# YOUR OBJECTIVE:
Narrow the data below down to the lines containing "this".

# Source records:
+ + + +

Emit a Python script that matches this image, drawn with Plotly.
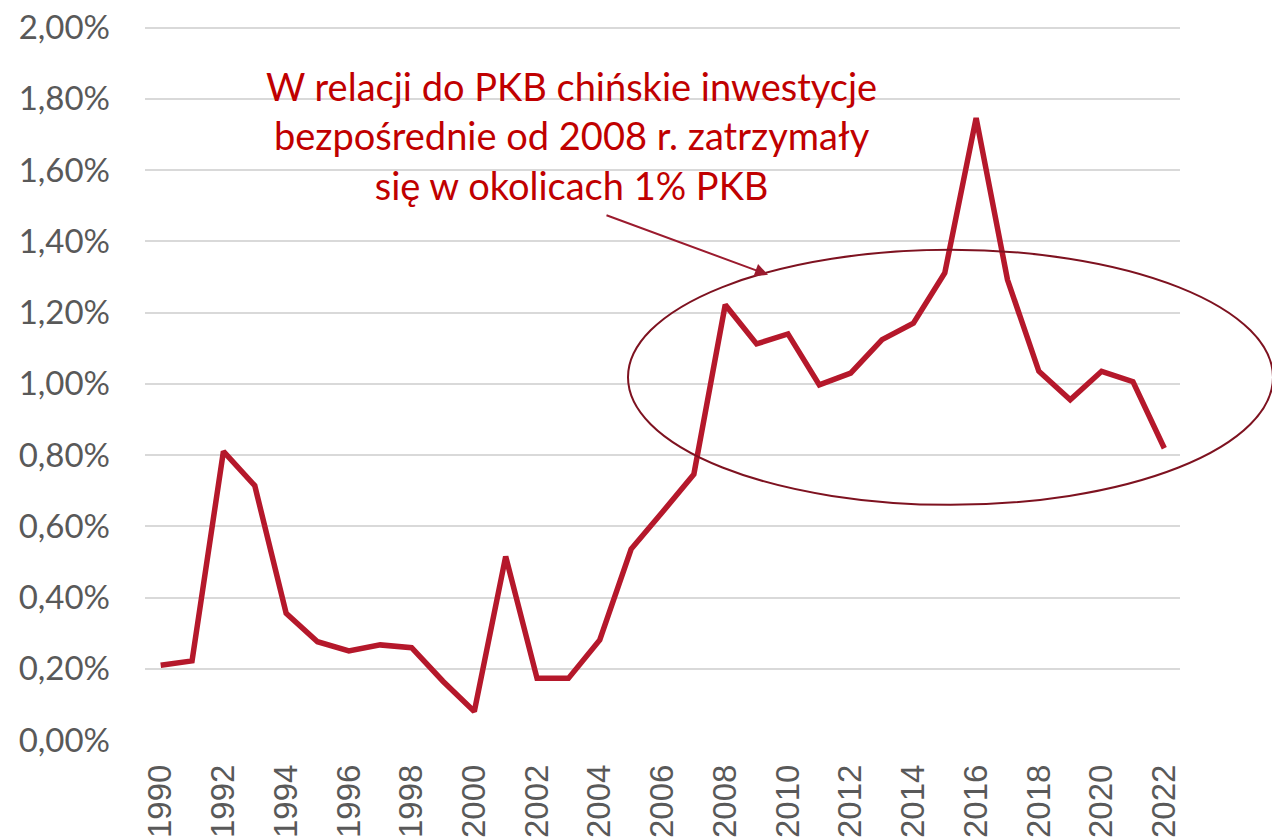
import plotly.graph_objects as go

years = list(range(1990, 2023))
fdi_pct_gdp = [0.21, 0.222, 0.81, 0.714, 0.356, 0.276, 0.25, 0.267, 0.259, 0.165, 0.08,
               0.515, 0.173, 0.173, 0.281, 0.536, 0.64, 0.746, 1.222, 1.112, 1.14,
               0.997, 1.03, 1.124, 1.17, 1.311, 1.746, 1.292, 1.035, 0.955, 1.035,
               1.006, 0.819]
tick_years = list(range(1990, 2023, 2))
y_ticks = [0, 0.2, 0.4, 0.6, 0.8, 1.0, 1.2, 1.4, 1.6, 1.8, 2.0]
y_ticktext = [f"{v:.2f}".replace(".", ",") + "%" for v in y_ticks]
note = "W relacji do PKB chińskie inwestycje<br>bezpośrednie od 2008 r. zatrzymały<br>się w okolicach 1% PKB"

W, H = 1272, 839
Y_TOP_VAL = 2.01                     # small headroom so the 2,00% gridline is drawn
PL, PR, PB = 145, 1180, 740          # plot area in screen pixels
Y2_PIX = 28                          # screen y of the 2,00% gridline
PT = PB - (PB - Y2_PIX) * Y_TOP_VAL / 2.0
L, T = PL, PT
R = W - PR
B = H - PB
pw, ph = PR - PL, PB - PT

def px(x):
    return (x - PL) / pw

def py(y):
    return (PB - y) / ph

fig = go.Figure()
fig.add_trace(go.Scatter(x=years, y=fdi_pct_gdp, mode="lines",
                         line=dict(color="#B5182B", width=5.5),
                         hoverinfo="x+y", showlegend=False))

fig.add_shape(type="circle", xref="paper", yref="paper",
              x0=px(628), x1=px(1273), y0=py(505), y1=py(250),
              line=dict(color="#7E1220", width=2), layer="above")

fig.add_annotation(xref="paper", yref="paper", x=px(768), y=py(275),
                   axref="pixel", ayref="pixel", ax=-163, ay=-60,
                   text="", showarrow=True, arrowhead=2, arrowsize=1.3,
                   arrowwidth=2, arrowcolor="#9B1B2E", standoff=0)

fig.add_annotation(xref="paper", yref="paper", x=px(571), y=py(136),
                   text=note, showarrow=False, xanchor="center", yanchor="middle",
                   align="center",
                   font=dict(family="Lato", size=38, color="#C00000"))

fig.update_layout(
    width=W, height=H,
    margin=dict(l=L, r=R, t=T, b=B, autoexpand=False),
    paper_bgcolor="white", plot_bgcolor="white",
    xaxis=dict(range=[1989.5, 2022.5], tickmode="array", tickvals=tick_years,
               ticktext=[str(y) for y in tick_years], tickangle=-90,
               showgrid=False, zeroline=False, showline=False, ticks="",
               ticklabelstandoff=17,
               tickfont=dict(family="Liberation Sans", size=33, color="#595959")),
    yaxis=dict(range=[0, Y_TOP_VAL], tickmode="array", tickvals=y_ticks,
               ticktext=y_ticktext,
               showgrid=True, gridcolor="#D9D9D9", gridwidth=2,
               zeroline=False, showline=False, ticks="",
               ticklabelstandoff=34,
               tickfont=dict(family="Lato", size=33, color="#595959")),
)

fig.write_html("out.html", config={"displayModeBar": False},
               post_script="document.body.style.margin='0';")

+ + + +

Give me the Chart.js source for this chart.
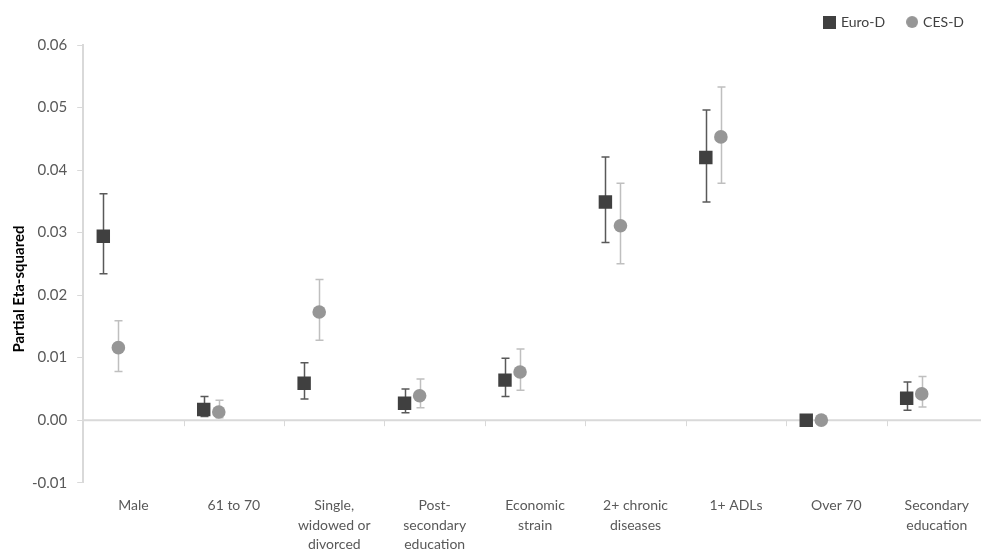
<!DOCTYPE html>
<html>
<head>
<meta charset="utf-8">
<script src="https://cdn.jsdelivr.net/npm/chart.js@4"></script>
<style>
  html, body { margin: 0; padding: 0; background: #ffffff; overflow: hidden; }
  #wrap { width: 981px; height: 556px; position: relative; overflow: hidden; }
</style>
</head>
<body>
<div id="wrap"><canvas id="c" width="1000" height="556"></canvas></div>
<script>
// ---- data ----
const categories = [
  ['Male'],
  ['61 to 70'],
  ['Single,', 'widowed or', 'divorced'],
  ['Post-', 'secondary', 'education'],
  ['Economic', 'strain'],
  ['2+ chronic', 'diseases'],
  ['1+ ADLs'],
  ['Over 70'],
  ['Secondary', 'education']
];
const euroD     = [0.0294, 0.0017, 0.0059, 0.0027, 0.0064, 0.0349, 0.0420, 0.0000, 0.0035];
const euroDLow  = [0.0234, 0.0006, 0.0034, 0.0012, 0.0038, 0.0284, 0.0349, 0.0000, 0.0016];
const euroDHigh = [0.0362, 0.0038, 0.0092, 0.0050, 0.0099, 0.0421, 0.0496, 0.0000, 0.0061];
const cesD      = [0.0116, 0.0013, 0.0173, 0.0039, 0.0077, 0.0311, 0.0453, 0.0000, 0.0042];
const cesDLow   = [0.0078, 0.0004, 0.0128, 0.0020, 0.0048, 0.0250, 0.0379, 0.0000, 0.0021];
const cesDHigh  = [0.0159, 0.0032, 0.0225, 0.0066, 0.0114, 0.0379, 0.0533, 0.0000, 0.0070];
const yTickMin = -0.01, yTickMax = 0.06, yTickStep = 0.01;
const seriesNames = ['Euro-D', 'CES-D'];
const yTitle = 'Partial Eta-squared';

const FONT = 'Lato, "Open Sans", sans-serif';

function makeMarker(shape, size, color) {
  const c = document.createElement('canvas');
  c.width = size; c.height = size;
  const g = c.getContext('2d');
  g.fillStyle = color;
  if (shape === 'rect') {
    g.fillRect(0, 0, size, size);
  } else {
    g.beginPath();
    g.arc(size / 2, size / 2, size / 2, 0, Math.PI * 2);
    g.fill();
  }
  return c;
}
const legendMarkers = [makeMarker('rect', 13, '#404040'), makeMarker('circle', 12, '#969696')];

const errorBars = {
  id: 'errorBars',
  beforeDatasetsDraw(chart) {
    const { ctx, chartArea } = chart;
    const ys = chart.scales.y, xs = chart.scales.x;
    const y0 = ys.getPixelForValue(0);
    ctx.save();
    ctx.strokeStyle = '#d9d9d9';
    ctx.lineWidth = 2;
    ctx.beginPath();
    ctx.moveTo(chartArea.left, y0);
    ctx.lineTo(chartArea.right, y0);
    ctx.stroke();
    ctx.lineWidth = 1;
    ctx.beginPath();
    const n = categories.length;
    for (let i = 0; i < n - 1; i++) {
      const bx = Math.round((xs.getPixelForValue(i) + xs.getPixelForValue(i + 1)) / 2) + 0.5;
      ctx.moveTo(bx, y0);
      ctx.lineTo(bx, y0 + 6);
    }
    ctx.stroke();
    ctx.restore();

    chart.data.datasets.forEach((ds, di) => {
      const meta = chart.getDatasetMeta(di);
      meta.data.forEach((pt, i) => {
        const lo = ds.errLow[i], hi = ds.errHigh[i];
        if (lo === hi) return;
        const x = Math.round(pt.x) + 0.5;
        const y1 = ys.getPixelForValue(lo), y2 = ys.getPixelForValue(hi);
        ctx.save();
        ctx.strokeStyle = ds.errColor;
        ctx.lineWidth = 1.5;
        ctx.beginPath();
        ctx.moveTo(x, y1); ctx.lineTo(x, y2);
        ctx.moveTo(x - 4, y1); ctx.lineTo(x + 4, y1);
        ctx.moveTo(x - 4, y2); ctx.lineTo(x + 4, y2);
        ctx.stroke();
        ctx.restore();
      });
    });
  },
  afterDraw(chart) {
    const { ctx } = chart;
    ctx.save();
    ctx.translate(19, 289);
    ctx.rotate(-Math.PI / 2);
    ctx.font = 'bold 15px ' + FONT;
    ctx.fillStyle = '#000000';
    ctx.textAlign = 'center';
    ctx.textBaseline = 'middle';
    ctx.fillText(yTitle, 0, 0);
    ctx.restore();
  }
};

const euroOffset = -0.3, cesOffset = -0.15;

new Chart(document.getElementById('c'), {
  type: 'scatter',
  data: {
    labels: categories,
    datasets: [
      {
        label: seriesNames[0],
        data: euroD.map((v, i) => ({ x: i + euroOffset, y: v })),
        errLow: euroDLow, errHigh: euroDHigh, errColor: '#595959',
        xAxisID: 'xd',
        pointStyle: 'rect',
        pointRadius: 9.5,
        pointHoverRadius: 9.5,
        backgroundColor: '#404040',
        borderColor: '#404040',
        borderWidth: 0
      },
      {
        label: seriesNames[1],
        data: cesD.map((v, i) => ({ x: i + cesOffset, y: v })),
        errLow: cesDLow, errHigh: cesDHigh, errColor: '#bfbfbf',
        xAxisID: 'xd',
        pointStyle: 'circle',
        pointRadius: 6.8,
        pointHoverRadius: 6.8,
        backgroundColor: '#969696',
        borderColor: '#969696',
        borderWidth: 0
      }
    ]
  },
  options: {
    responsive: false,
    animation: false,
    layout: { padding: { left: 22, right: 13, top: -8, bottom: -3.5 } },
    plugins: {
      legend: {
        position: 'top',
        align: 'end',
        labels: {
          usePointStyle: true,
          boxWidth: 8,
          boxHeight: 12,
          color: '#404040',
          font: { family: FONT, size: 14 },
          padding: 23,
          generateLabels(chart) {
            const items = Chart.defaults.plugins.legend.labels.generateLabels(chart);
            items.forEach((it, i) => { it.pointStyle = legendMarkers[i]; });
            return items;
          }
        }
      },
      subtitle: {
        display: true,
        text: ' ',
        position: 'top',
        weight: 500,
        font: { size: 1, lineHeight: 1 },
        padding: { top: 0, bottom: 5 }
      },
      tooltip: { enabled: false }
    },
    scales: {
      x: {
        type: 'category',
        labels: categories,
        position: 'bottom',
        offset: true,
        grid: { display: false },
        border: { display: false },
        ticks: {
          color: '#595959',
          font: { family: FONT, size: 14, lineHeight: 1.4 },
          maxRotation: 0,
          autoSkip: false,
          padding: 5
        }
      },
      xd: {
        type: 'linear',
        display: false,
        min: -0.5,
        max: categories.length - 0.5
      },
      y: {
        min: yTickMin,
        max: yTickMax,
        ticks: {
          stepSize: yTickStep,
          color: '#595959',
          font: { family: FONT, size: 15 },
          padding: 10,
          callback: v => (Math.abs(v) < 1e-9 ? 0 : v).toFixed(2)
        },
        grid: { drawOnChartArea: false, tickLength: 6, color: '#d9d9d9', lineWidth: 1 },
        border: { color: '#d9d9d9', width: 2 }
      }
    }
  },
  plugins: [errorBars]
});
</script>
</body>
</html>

+ + + +

# REPLY:
Emit a Python script that matches this image, drawn with Plotly.
Give me the Chart.js source for this chart.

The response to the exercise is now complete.